The performance might be a problem though:
# get sf element
nc <- sf::st_read(system.file("shape/nc.shp", package = "sf"), quiet = TRUE)
x <- nc[1, "geometry", drop = TRUE]
# convert 1e4 elements
timing <- microbenchmark::microbenchmark(
lapply(1:1e4, function(element) {
# convert to binary
sf::st_as_binary(x)
})
)
# GB / s
1e4 * as.numeric(object.size(x)) / median(timing$time)
#> [1] 0.09141796
that's about 100 MB/s for encoding, slow but acceptable. For decoding we have
library(sf)
#> Linking to GEOS 3.6.1, GDAL 2.2.3, PROJ 4.9.3
# get sf element
nc <- sf::st_read(system.file("shape/nc.shp", package = "sf"), quiet = TRUE)

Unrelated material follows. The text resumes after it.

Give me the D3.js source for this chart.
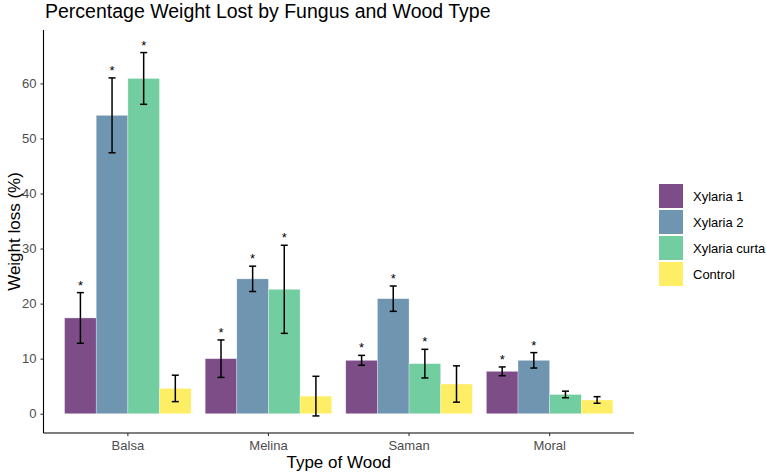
<!DOCTYPE html>
<html>
<head>
<meta charset="utf-8">
<script src="https://cdn.jsdelivr.net/npm/d3@7"></script>
<style>
  body { margin: 0; background: #fff; }
  svg { font-family: "Liberation Sans", Arial, sans-serif; display: block; }
</style>
</head>
<body>
<div id="chart-area"></div>
<script>
// data
var woods = ['Balsa', 'Melina', 'Saman', 'Moral'];
var fungi = ['Xylaria 1', 'Xylaria 2', 'Xylaria curta', 'Control'];
var means = [
  [17.4, 54.2, 60.9, 4.6],
  [10.0, 24.5, 22.6, 3.2],
  [9.7, 20.9, 9.1, 5.4],
  [7.7, 9.7, 3.5, 2.5]
];
var errs = [
  [4.6, 6.8, 4.7, 2.4],
  [3.4, 2.3, 8.0, 3.6],
  [0.9, 2.3, 2.6, 3.3],
  [0.8, 1.4, 0.6, 0.6]
];
var signif = [
  [1, 1, 1, 0],
  [1, 1, 1, 0],
  [1, 1, 1, 0],
  [1, 1, 0, 0]
];
var yTicks = [0, 10, 20, 30, 40, 50, 60];
var colors = ['#7C4D87', '#6F95B0', '#72CDA1', '#FEEE66'];

var W = 767, H = 473;
var margin = {top: 30, left: 43.5, right: 133, bottom: 40};
var width = W - margin.left - margin.right;
var height = H - margin.top - margin.bottom;

var svg = d3.select('#chart-area')
  .append('svg')
    .attr('width', W)
    .attr('height', H);

var g = svg.append('g')
  .attr('transform', 'translate(' + margin.left + ',' + margin.top + ')');

// scales
var x = d3.scaleBand()
  .domain(woods)
  .range([0, width])
  .paddingInner(0.1)
  .paddingOuter(0.15);
var xSub = d3.scaleBand()
  .domain(fungi)
  .range([0, x.bandwidth()]);
var y = d3.scaleLinear()
  .domain([-3.5, 69.7])
  .range([height, 0]);
var color = d3.scaleOrdinal()
  .domain(fungi)
  .range(colors);

// flatten rows for drawing
var rows = [];
woods.forEach(function(w, i){
  fungi.forEach(function(f, j){
    rows.push({wood: w, fungus: f, mean: means[i][j], se: errs[i][j], sig: signif[i][j]});
  });
});

// bars
g.selectAll('rect.bar').data(rows).enter().append('rect')
  .attr('class', 'bar')
  .attr('x', function(d){ return x(d.wood) + xSub(d.fungus); })
  .attr('width', xSub.bandwidth())
  .attr('y', function(d){ return y(d.mean); })
  .attr('height', function(d){ return y(0) - y(d.mean); })
  .attr('fill', function(d){ return color(d.fungus); })
  .attr('stroke', '#fff')
  .attr('stroke-opacity', 0.5)
  .attr('stroke-width', 0.6);

// error bars
var capW = 3.5;
var eb = g.selectAll('g.err').data(rows).enter().append('g')
  .attr('class', 'err')
  .attr('transform', function(d){ return 'translate(' + (x(d.wood) + xSub(d.fungus) + xSub.bandwidth() / 2) + ',0)'; })
  .attr('stroke', '#000')
  .attr('stroke-width', 1.5);
eb.append('line')
  .attr('y1', function(d){ return y(d.mean + d.se); })
  .attr('y2', function(d){ return y(d.mean - d.se); });
eb.append('line')
  .attr('x1', -capW).attr('x2', capW)
  .attr('y1', function(d){ return y(d.mean + d.se); })
  .attr('y2', function(d){ return y(d.mean + d.se); });
eb.append('line')
  .attr('x1', -capW).attr('x2', capW)
  .attr('y1', function(d){ return y(d.mean - d.se); })
  .attr('y2', function(d){ return y(d.mean - d.se); });

// significance stars
g.selectAll('text.star').data(rows.filter(function(d){ return d.sig; })).enter().append('text')
  .attr('class', 'star')
  .attr('x', function(d){ return x(d.wood) + xSub(d.fungus) + xSub.bandwidth() / 2; })
  .attr('y', function(d){ return y(d.mean + d.se) - 3; })
  .attr('text-anchor', 'middle')
  .attr('font-size', '13px')
  .attr('fill', '#000')
  .text('*');

// axes
var xAxisCall = d3.axisBottom(x).tickSize(3).tickPadding(5);
var xAxis = g.append('g')
  .attr('transform', 'translate(0,' + height + ')')
  .call(xAxisCall);
var yAxisCall = d3.axisLeft(y).tickValues(yTicks).tickSize(3).tickPadding(4);
var yAxis = g.append('g')
  .call(yAxisCall);
[xAxis, yAxis].forEach(function(a){
  a.select('.domain').attr('stroke', '#000').attr('stroke-width', 1.1);
  a.selectAll('.tick line').attr('stroke', '#333').attr('stroke-width', 1.1);
  a.selectAll('.tick text')
    .attr('fill', '#4d4d4d')
    .attr('font-size', '13px')
    .attr('font-family', '"Liberation Sans", Arial, sans-serif');
});
yAxis.select('.domain').attr('d', 'M0,0V' + height);
xAxis.select('.domain').attr('d', 'M0,0H' + width);

// title and axis labels
svg.append('text')
  .attr('x', 45)
  .attr('y', 18)
  .attr('font-size', '19.5px')
  .attr('fill', '#000')
  .text('Percentage Weight Lost by Fungus and Wood Type');
svg.append('text')
  .attr('x', margin.left + width / 2)
  .attr('y', 468)
  .attr('text-anchor', 'middle')
  .attr('font-size', '17px')
  .attr('fill', '#000')
  .text('Type of Wood');
svg.append('text')
  .attr('transform', 'translate(20,' + (margin.top + height / 2) + ') rotate(-90)')
  .attr('text-anchor', 'middle')
  .attr('font-size', '17px')
  .attr('fill', '#000')
  .text('Weight loss (%)');

// legend
var legend = svg.append('g')
  .attr('transform', 'translate(659,184)');
fungi.forEach(function(f, i){
  var row = legend.append('g').attr('transform', 'translate(0,' + (i * 26) + ')');
  row.append('rect')
    .attr('width', 24)
    .attr('height', 24)
    .attr('fill', colors[i]);
  row.append('text')
    .attr('x', 34)
    .attr('y', 12)
    .attr('dy', '0.35em')
    .attr('font-size', '13px')
    .attr('fill', '#000')
    .text(f);
});
</script>
</body>
</html>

x <- nc[1, "geometry", drop = TRUE]
# convert to binary
x_bin <- sf::st_as_binary(x)
# convert back 1e4 elements
timing <- microbenchmark::microbenchmark(
lapply(1:1e2, function(element) {
# convert to binary
st_as_sfc(x_bin, EWKB = TRUE)
})
)
# GB / s
1e2 * as.numeric(object.size(x)) / median(timing$time)
#> [1] 0.02345609
That's pretty slow (23 MB/s) but perhaps there is a way to make this code run in parallel and speed things up.
Thanks for pointing out the WKB encoding option!
(and the format is not too complicated I see, so it's probably not very difficult to directly parse it...)
I understand about 50% of what is going on and 0% of the amount of work involved to make this happen, but I am reading this with glee... :)
I have a dataset of car trips.
The dataset has four columns ( trip_id timestamp, lat, lon) , and each trip_id will have a few hundreds rows with points showing the location every few second.
Is fst able to read/write geospatial data (such as 'sf' data frames), or do I have to save it as a regular data.frame ?
If not, a suggestion would be welcome :)